Got this in my in-box today:
With Spawn, legendary writer and artist Todd McFarlane unleashed his iconic antihero to the world, and launched the most successful independent comic book in history. Now for the first time ever, fans will be able to read Spawn in black and white format!
Spawn: Compendium 1 presents the stories and artwork that helped create the Spawn legacy. Comprised of 50 issues with over 1100 pages, Spawn Compendium 1 strips away all the color and puts focus on the hyper-detailed art Spawn is known for.
This soft cover collection is perfect for fans wanting to once again experience the raw awesomeness the interior pages of Spawn provide. This is also the perfect gift for those wanting to see why Spawn has been dominating comic book stores for decades!
in addition to Todd McFarlane’s legendary art and stories, the book includes collaborations with industry giants Greg Capullo (Batman), Alan Moore (Watchmen), Dave Sim, (Cerebus), Marc Silvestri (Uncanny X-Men, Cyberforce), Frank Miller (Sin City), and Grant Morrison (Batman).
It’s time to see Spawn like you have never seen it before! The Spawn Compendium 1 is priced at $59.99 – Less than $1.25 per issue – and will be available in comic stores nationwide Wednesday, May 30th.
Time for me to hitch up my suspenders and explain something to all the whippersnappers out there. What really separated Spawn and the rest of the early Image books from the pack was not the art. It was the coloring and printing. The Image books looked like nothing else on the stands because they were colored and printed better than anything else out there.
Mcfarlane, Lee, Valentino, Larsen, Liefield – all of them were already famous for their art. For the past two years they had been lighting it up at Marvel. And it was not like they changed their style any when they started Image.
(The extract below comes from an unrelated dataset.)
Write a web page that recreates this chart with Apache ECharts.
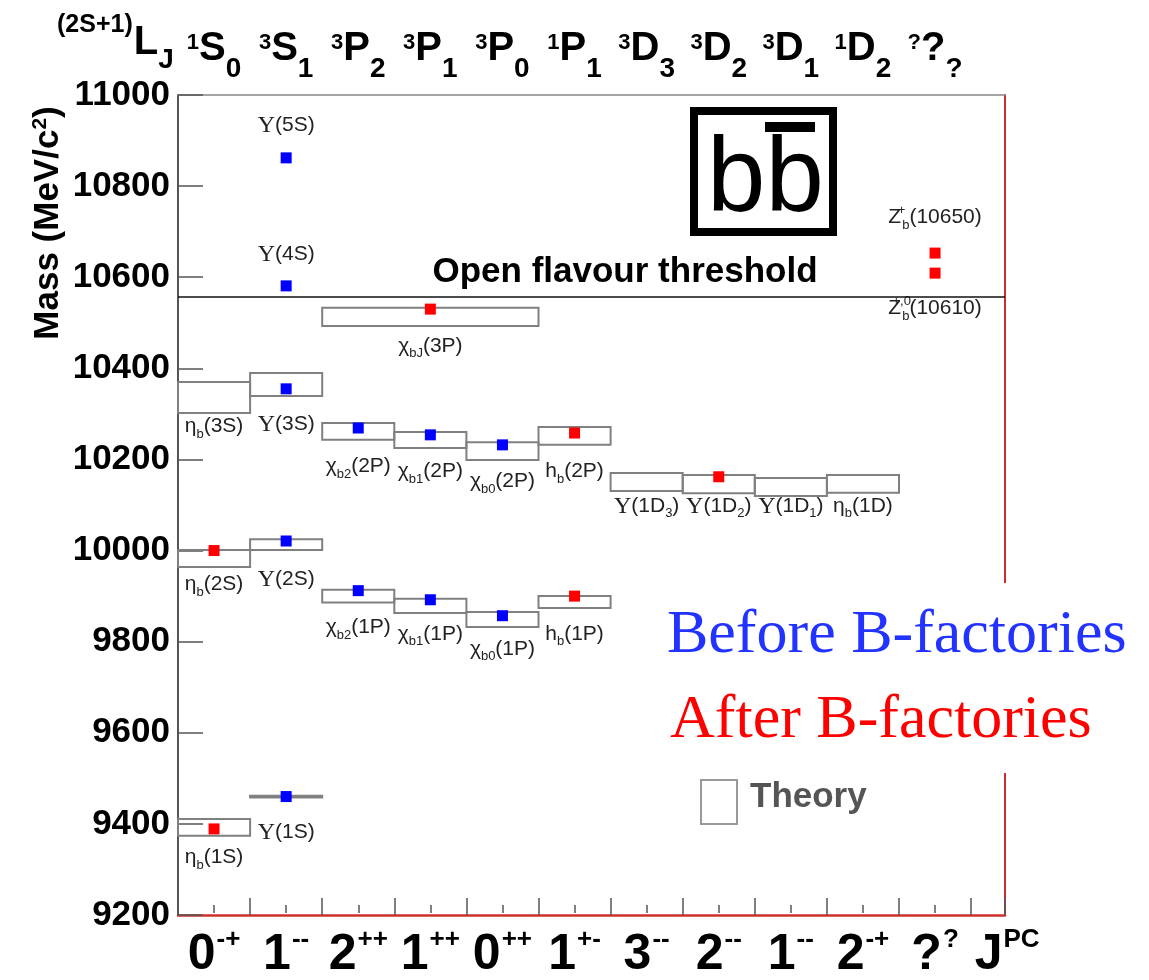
<!DOCTYPE html>
<html><head><meta charset="utf-8">
<script src="https://cdn.jsdelivr.net/npm/echarts@6/dist/echarts.min.js"></script>
<style>html,body{margin:0;padding:0;background:#fff}#c{width:1149px;height:980px}</style>
</head><body><div id="c"></div>
<script>
// ---------------- data ----------------
const jpcLabels = ['0^{-+}','1^{--}','2^{++}','1^{++}','0^{++}','1^{+-}','3^{--}','2^{--}','1^{--}','2^{-+}','?^{?}','J^{PC}'];
const termLabels = ['^{1}S_{0}','^{3}S_{1}','^{3}P_{2}','^{3}P_{1}','^{3}P_{0}','^{1}P_{1}','^{3}D_{3}','^{3}D_{2}','^{3}D_{1}','^{1}D_{2}','^{?}?_{?}',''];
const massMin = 9200, massMax = 11000, massStep = 200;
const threshold = 10558;

// theory predictions (boxes): column span and mass range
const theoryNames = ['ηb(1S)','ηb(2S)','ηb(3S)','Υ(1S)','Υ(2S)','Υ(3S)','χb2(1P)','χb2(2P)','χb1(1P)','χb1(2P)','χb0(1P)','χb0(2P)','hb(1P)','hb(2P)','χbJ(3P)','Υ(1D3)','Υ(1D2)','Υ(1D1)','ηb(1D)'];
const theoryColFrom = [0,0,0,1,1,1,2,2,3,3,4,4,5,5,2,6,7,8,9];
const theoryColTo   = [1,1,1,2,2,2,3,3,4,4,5,5,6,6,5,7,8,9,10];
const theoryLow  = [9374, 9964,10302,9458,10001,10339,9886,10243,9863,10225,9832,10199,9874,10232,10493,10131,10126,10120,10127];
const theoryHigh = [9411,10001,10370,9462,10025,10390,9914,10280,9894,10260,9865,10238,9900,10271,10533,10170,10166,10159,10166];

// measured states
const beforeCol  = [1,1,1,1,1,2,2,3,3,4,4];
const beforeMass = [9460,10021,10355,10581,10862,9912,10269,9892,10254,9857,10232];
const afterCol   = [0,0,3,5,5,7,10,10];
const afterMass  = [9389,10000,10530,9900,10258,10162,10609,10653];

// state name labels (column, mass at top of text)
const labelTexts = ['η_{b}(1S)','η_{b}(2S)','η_{b}(3S)','Υ(1S)','Υ(2S)','Υ(3S)','Υ(4S)','Υ(5S)',
  'χ_{b2}(1P)','χ_{b1}(1P)','χ_{b0}(1P)','h_{b}(1P)','χ_{b2}(2P)','χ_{b1}(2P)','χ_{b0}(2P)','h_{b}(2P)','χ_{bJ}(3P)',
  'Υ(1D_{3})','Υ(1D_{2})','Υ(1D_{1})','η_{b}(1D)','Z^{+}_{b}(10650)','Z^{+,0}_{b}(10610)'];
const labelCols = [0,0,0,1,1,1,1,1,2,3,4,5,2,3,4,5,3,6,7,8,9,10,10];
const labelMass = [9347,9946,10293,9402,9957,10298,10671,10954,9852,9837,9804,9837,10205,10194,10172,10194,10469,10118,10118,10118,10118,10752,10552];
const thresholdText = 'Open flavour threshold';
const thresholdTextCol = 6.2;

// ---------------- helpers ----------------
function toRich(s, st) {
  let out = '', i = 0;
  while (i < s.length) {
    const c = s[i];
    if ((c === '_' || c === '^') && s[i+1] === '{') {
      const j = s.indexOf('}', i);
      const content = s.slice(i + 2, j);
      let style = c === '_' ? st.sub : st.sup;
      if (c === '^' && s[j+1] === '_' && st.supz) style = st.supz;
      out += '{' + style + '|' + content + '}';
      i = j + 1;
    } else {
      let j = i;
      while (j < s.length && !((s[j] === '_' || s[j] === '^') && s[j+1] === '{')) j++;
      s.slice(i, j).split(/(Υ)/).forEach(part => {
        if (!part) return;
        out += '{' + (part === 'Υ' && st.ups ? st.ups : st.main) + '|' + part + '}';
      });
      i = j;
    }
  }
  return out;
}
const SANS = "'Liberation Sans', Arial, Helvetica, sans-serif";
const SERIF = "'Liberation Serif', 'Times New Roman', serif";

const topRich = {
  M: {fontFamily: SANS, fontWeight: 'bold', fontSize: 40, lineHeight: 70, color: '#000'},
  S: {fontFamily: SANS, fontWeight: 'bold', fontSize: 28, verticalAlign: 'bottom', padding: [0,0,1,0], color: '#000'},
  P: {fontFamily: SANS, fontWeight: 'bold', fontSize: 22, verticalAlign: 'top', padding: [18,0,0,0], color: '#000'},
  H: {fontFamily: SANS, fontWeight: 'bold', fontSize: 25, verticalAlign: 'top', padding: [5,1,0,0], color: '#000'},
  J: {fontFamily: SANS, fontWeight: 'bold', fontSize: 28, verticalAlign: 'bottom', padding: [0,0,4,0], color: '#000'}
};
const botRich = {
  M: {fontFamily: SANS, fontWeight: 'bold', fontSize: 50, lineHeight: 60, color: '#000'},
  P: {fontFamily: SANS, fontWeight: 'bold', fontSize: 26, verticalAlign: 'top', padding: [2,0,0,1], color: '#000'}
};
const lblRich = {
  m: {fontFamily: SANS, fontSize: 21, lineHeight: 28, color: '#222'},
  u: {fontFamily: SERIF, fontSize: 24, lineHeight: 28, color: '#222'},
  s: {fontFamily: SANS, fontSize: 13, verticalAlign: 'bottom', color: '#222'},
  p: {fontFamily: SANS, fontSize: 13, verticalAlign: 'top', color: '#222'},
  q: {fontFamily: SANS, fontSize: 13, verticalAlign: 'top', width: 1, color: '#222'}
};
const lblStyles = {main: 'm', sub: 's', sup: 'p', supz: 'q', ups: 'u'};

const theoryData = theoryNames.map((n, i) => [theoryColFrom[i], theoryColTo[i], theoryLow[i], theoryHigh[i]]);
const beforeData = beforeCol.map((c, i) => [c + 0.5, beforeMass[i]]);
const afterData = afterCol.map((c, i) => [c + 0.5, afterMass[i]]);
const labelData = labelTexts.map((t, i) => [labelCols[i] + 0.5, labelMass[i], i]);
const xMax = 11.47;

const chart = echarts.init(document.getElementById('c'), null, {renderer: 'canvas'});
chart.setOption({
  animation: false,
  backgroundColor: '#fff',
  grid: [
    {left: 178, top: 95, width: 827, height: 820},
    {left: 178, top: 95, width: 72.1 * 12, height: 820}
  ],
  xAxis: [
    {gridIndex: 0, type: 'value', min: 0, max: xMax, interval: 1, position: 'bottom',
     axisLine: {show: true, onZero: false, lineStyle: {color: '#d0302c', width: 2.5}},
     axisTick: {show: true, inside: true, length: 17, lineStyle: {color: '#555', width: 1.5}},
     axisLabel: {show: false}, splitLine: {show: false}},
    {gridIndex: 0, type: 'value', min: 0, max: xMax, position: 'top',
     axisLine: {show: true, onZero: false, lineStyle: {color: '#888', width: 1.5}},
     axisTick: {show: false}, axisLabel: {show: false}, splitLine: {show: false}},
    {gridIndex: 1, type: 'category', data: jpcLabels, position: 'bottom',
     axisLine: {show: false},
     axisTick: {show: true, inside: true, alignWithLabel: true, interval: (i) => i < 11, length: 8, lineStyle: {color: '#555', width: 1.5}},
     axisLabel: {interval: 0, margin: 12, formatter: v => toRich(v, {main: 'M', sup: 'P', sub: 'P'}), rich: botRich},
     splitLine: {show: false}},
    {gridIndex: 1, type: 'category', data: termLabels, position: 'top',
     axisLine: {show: false}, axisTick: {show: false},
     axisLabel: {interval: 0, margin: 11, formatter: v => v ? toRich(v, {main: 'M', sup: 'P', sub: 'S'}) : '', rich: topRich},
     splitLine: {show: false}}
  ],
  yAxis: [
    {gridIndex: 0, type: 'value', min: massMin, max: massMax, interval: massStep,
     axisLine: {show: true, onZero: false, lineStyle: {color: '#555', width: 2}},
     axisTick: {show: true, inside: true, length: 25, lineStyle: {color: '#555', width: 1.5}},
     axisLabel: {fontFamily: SANS, fontWeight: 'bold', fontSize: 35, color: '#000', margin: 8,
       showMinLabel: true, showMaxLabel: true, formatter: v => String(v)},
     splitLine: {show: false}},
    {gridIndex: 0, type: 'value', min: massMin, max: massMax, position: 'right',
     axisLine: {show: true, onZero: false, lineStyle: {color: '#c8302c', width: 2}},
     axisTick: {show: false}, axisLabel: {show: false}, splitLine: {show: false}},
    {gridIndex: 1, type: 'value', show: false}
  ],
  series: [
    {type: 'custom', name: 'Theory', xAxisIndex: 0, yAxisIndex: 0, silent: true,
     data: theoryData,
     renderItem: (params, api) => {
       const p1 = api.coord([api.value(0), api.value(3)]);
       const p2 = api.coord([api.value(1), api.value(2)]);
       return {type: 'rect',
         shape: {x: p1[0], y: p1[1], width: p2[0] - p1[0], height: Math.max(p2[1] - p1[1], 1)},
         style: {fill: 'none', stroke: '#808080', lineWidth: 2}};
     }},
    {type: 'scatter', name: 'Before B-factories', xAxisIndex: 0, yAxisIndex: 0, silent: true,
     symbol: 'rect', symbolSize: 11, itemStyle: {color: '#0000ff', opacity: 1}, data: beforeData, z: 5,
     markLine: {silent: true, symbol: 'none', label: {show: false},
       lineStyle: {color: '#111', width: 1.5, type: 'solid', opacity: 1}, data: [{yAxis: threshold}]}},
    {type: 'scatter', name: 'After B-factories', xAxisIndex: 0, yAxisIndex: 0, silent: true,
     symbol: 'rect', symbolSize: 11, itemStyle: {color: '#ff0000', opacity: 1}, data: afterData, z: 5},
    {type: 'scatter', name: 'labels', xAxisIndex: 0, yAxisIndex: 0, silent: true,
     symbolSize: 1, itemStyle: {color: 'rgba(0,0,0,0)', opacity: 1}, data: labelData, z: 4,
     label: {show: true, position: 'bottom', distance: -5,
       formatter: p => toRich(labelTexts[p.value[2]], lblStyles), rich: lblRich}},
    {type: 'scatter', name: 'threshold label', xAxisIndex: 0, yAxisIndex: 0, silent: true,
     symbolSize: 1, itemStyle: {color: 'rgba(0,0,0,0)', opacity: 1}, data: [[thresholdTextCol, threshold]], z: 4,
     label: {show: true, position: 'top', distance: 6, formatter: thresholdText,
       fontFamily: SANS, fontWeight: 'bold', fontSize: 35, color: '#000'}}
  ],
  graphic: [
    {type: 'text', left: 57, top: 13, style: {text: '{H|(2S+1)}{M|L}{J|J}', rich: topRich}},
    {type: 'text', x: 48, y: 223, rotation: Math.PI / 2,
     style: {text: '{a|Mass (MeV/c}{b|2}{a|)}', align: 'center', verticalAlign: 'middle',
       rich: {a: {fontFamily: SANS, fontWeight: 'bold', fontSize: 35, lineHeight: 40, color: '#000'},
              b: {fontFamily: SANS, fontWeight: 'bold', fontSize: 21, verticalAlign: 'top', padding: [2,0,0,0], color: '#000'}}}},
    // b-bbar box
    {type: 'rect', shape: {x: 694, y: 111, width: 139, height: 121}, style: {fill: 'none', stroke: '#000', lineWidth: 8}},
    {type: 'text', x: 707, y: 182, style: {text: 'bb', fontFamily: SANS, fontSize: 105, fill: '#000', verticalAlign: 'middle', align: 'left'}},
    {type: 'rect', shape: {x: 765, y: 122, width: 50, height: 10}, style: {fill: '#000'}},
    // legend area
    {type: 'rect', shape: {x: 655, y: 583, width: 494, height: 190}, style: {fill: '#fff'}, z: 10},
    {type: 'text', x: 667, y: 636, z: 11, style: {text: 'Before B-factories', fontFamily: SERIF, fontSize: 62, fill: '#2233ff', verticalAlign: 'middle'}},
    {type: 'text', x: 670, y: 721, z: 11, style: {text: 'After B-factories', fontFamily: SERIF, fontSize: 62, fill: '#ff0000', verticalAlign: 'middle'}},
    {type: 'rect', shape: {x: 701, y: 780, width: 36, height: 44}, style: {fill: 'none', stroke: '#999', lineWidth: 2}},
    {type: 'text', x: 750, y: 797, style: {text: 'Theory', fontFamily: SANS, fontWeight: 'bold', fontSize: 35, fill: '#555', verticalAlign: 'middle'}}
  ]
});
</script></body></html>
The only thing that changed (other than the character designs and the fact that they were working without editors) was the coloring and printing. The early Image books were colored by Malibu (as well as released through a partnership with Malibu) using state of the art computer coloring and were printed on high quality paper which showed off that coloring work. Marvel and DC (along with all the other publishers) were using cheap newsprint which soaked up all the ink and left everything dull and flat. The Image books were bright and shiny.
So why would Image tout the fact that they have gotten rid of the color, the one thing that really set Spawn (and the rest of the Image books) ahead of everyone else? Don’t believe the hype. The only way to truly enjoy the early Image comics is in all their colorful glory. If Image wants the world to “see why Spawn has been dominating comic book stores for decades” they should publish a full-color omnibus edition in the same way that Aspen has published full-color editions of Michael Turner’s Fathom, and Top Cow released full-color Witchblade editions.
Take it from someone who was there. It wasn’t the art. It certainly wasn’t the writing. It was the color that set Image apart. So before all you go rushing out to spend your money on this book, rummage around in the bargain bins and see if you can’t come up with the original issues. I bet you’ll like them a lot more.